## Objective
Write out the listing below without alteration, omitting its pictures.

* BEGIN Entries supplied *

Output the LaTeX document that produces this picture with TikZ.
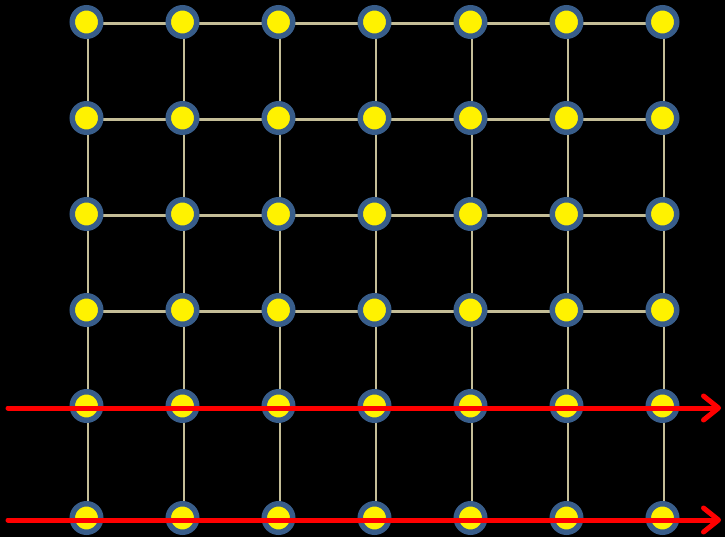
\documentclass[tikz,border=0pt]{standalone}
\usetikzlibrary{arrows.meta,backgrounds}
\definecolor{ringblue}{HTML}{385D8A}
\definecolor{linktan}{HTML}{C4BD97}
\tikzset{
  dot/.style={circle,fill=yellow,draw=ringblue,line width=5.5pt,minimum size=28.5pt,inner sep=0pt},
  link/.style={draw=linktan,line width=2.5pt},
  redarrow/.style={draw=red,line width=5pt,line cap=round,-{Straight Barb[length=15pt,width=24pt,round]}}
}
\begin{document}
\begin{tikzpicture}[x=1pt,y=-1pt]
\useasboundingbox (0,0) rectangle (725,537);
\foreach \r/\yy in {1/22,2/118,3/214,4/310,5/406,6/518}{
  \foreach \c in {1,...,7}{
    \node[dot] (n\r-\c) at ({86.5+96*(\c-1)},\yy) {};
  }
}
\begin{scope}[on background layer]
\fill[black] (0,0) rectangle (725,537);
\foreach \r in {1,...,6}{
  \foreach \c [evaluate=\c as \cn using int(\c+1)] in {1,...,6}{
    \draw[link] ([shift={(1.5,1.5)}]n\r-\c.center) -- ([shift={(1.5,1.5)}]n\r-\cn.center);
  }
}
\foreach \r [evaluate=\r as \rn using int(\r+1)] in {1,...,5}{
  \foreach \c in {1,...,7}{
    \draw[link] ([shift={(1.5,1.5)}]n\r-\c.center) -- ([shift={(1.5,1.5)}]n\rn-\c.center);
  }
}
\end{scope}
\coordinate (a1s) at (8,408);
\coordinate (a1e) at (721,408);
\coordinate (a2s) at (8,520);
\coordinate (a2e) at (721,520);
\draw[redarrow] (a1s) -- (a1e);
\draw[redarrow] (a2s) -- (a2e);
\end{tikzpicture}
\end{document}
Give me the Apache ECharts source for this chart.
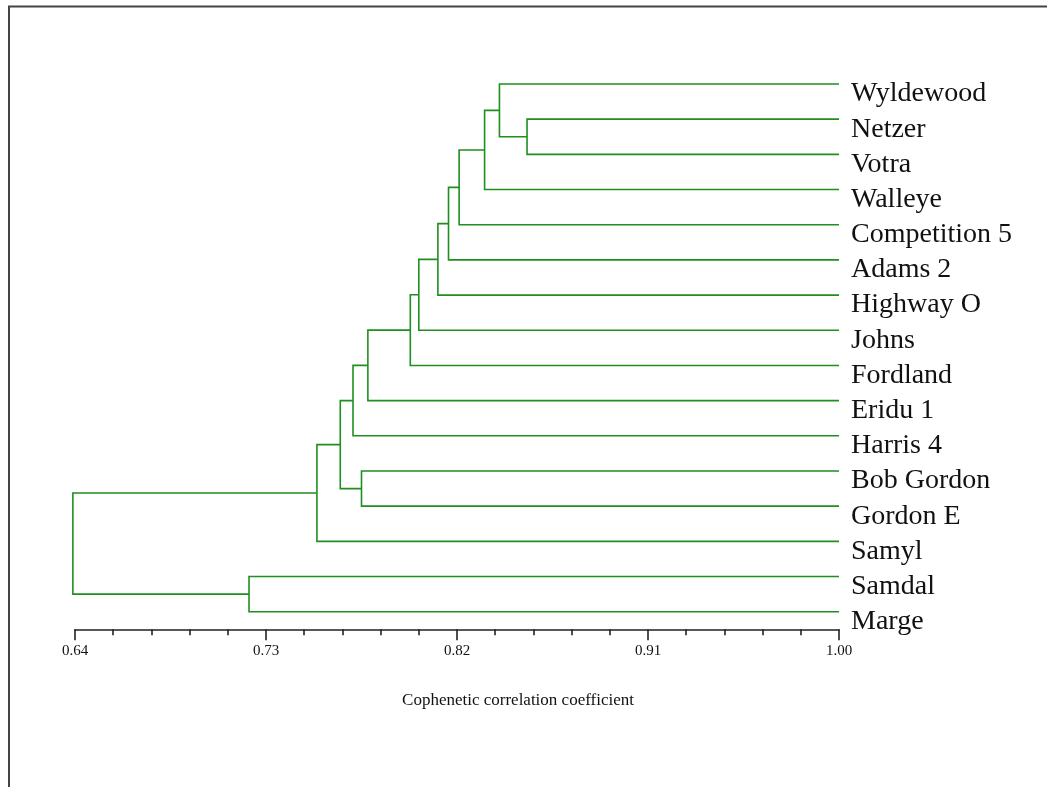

* END Entries supplied *

## Response for this exercise
Output the LaTeX document that produces this picture with TikZ.
\documentclass[tikz,border=0pt]{standalone}
\usetikzlibrary{arrows.meta,backgrounds}
\definecolor{ringblue}{HTML}{385D8A}
\definecolor{linktan}{HTML}{C4BD97}
\tikzset{
  dot/.style={circle,fill=yellow,draw=ringblue,line width=5.5pt,minimum size=28.5pt,inner sep=0pt},
  link/.style={draw=linktan,line width=2.5pt},
  redarrow/.style={draw=red,line width=5pt,line cap=round,-{Straight Barb[length=15pt,width=24pt,round]}}
}
\begin{document}
\begin{tikzpicture}[x=1pt,y=-1pt]
\useasboundingbox (0,0) rectangle (725,537);
\foreach \r/\yy in {1/22,2/118,3/214,4/310,5/406,6/518}{
  \foreach \c in {1,...,7}{
    \node[dot] (n\r-\c) at ({86.5+96*(\c-1)},\yy) {};
  }
}
\begin{scope}[on background layer]
\fill[black] (0,0) rectangle (725,537);
\foreach \r in {1,...,6}{
  \foreach \c [evaluate=\c as \cn using int(\c+1)] in {1,...,6}{
    \draw[link] ([shift={(1.5,1.5)}]n\r-\c.center) -- ([shift={(1.5,1.5)}]n\r-\cn.center);
  }
}
\foreach \r [evaluate=\r as \rn using int(\r+1)] in {1,...,5}{
  \foreach \c in {1,...,7}{
    \draw[link] ([shift={(1.5,1.5)}]n\r-\c.center) -- ([shift={(1.5,1.5)}]n\rn-\c.center);
  }
}
\end{scope}
\coordinate (a1s) at (8,408);
\coordinate (a1e) at (721,408);
\coordinate (a2s) at (8,520);
\coordinate (a2e) at (721,520);
\draw[redarrow] (a1s) -- (a1e);
\draw[redarrow] (a2s) -- (a2e);
\end{tikzpicture}
\end{document}
Give me the Apache ECharts source for this chart.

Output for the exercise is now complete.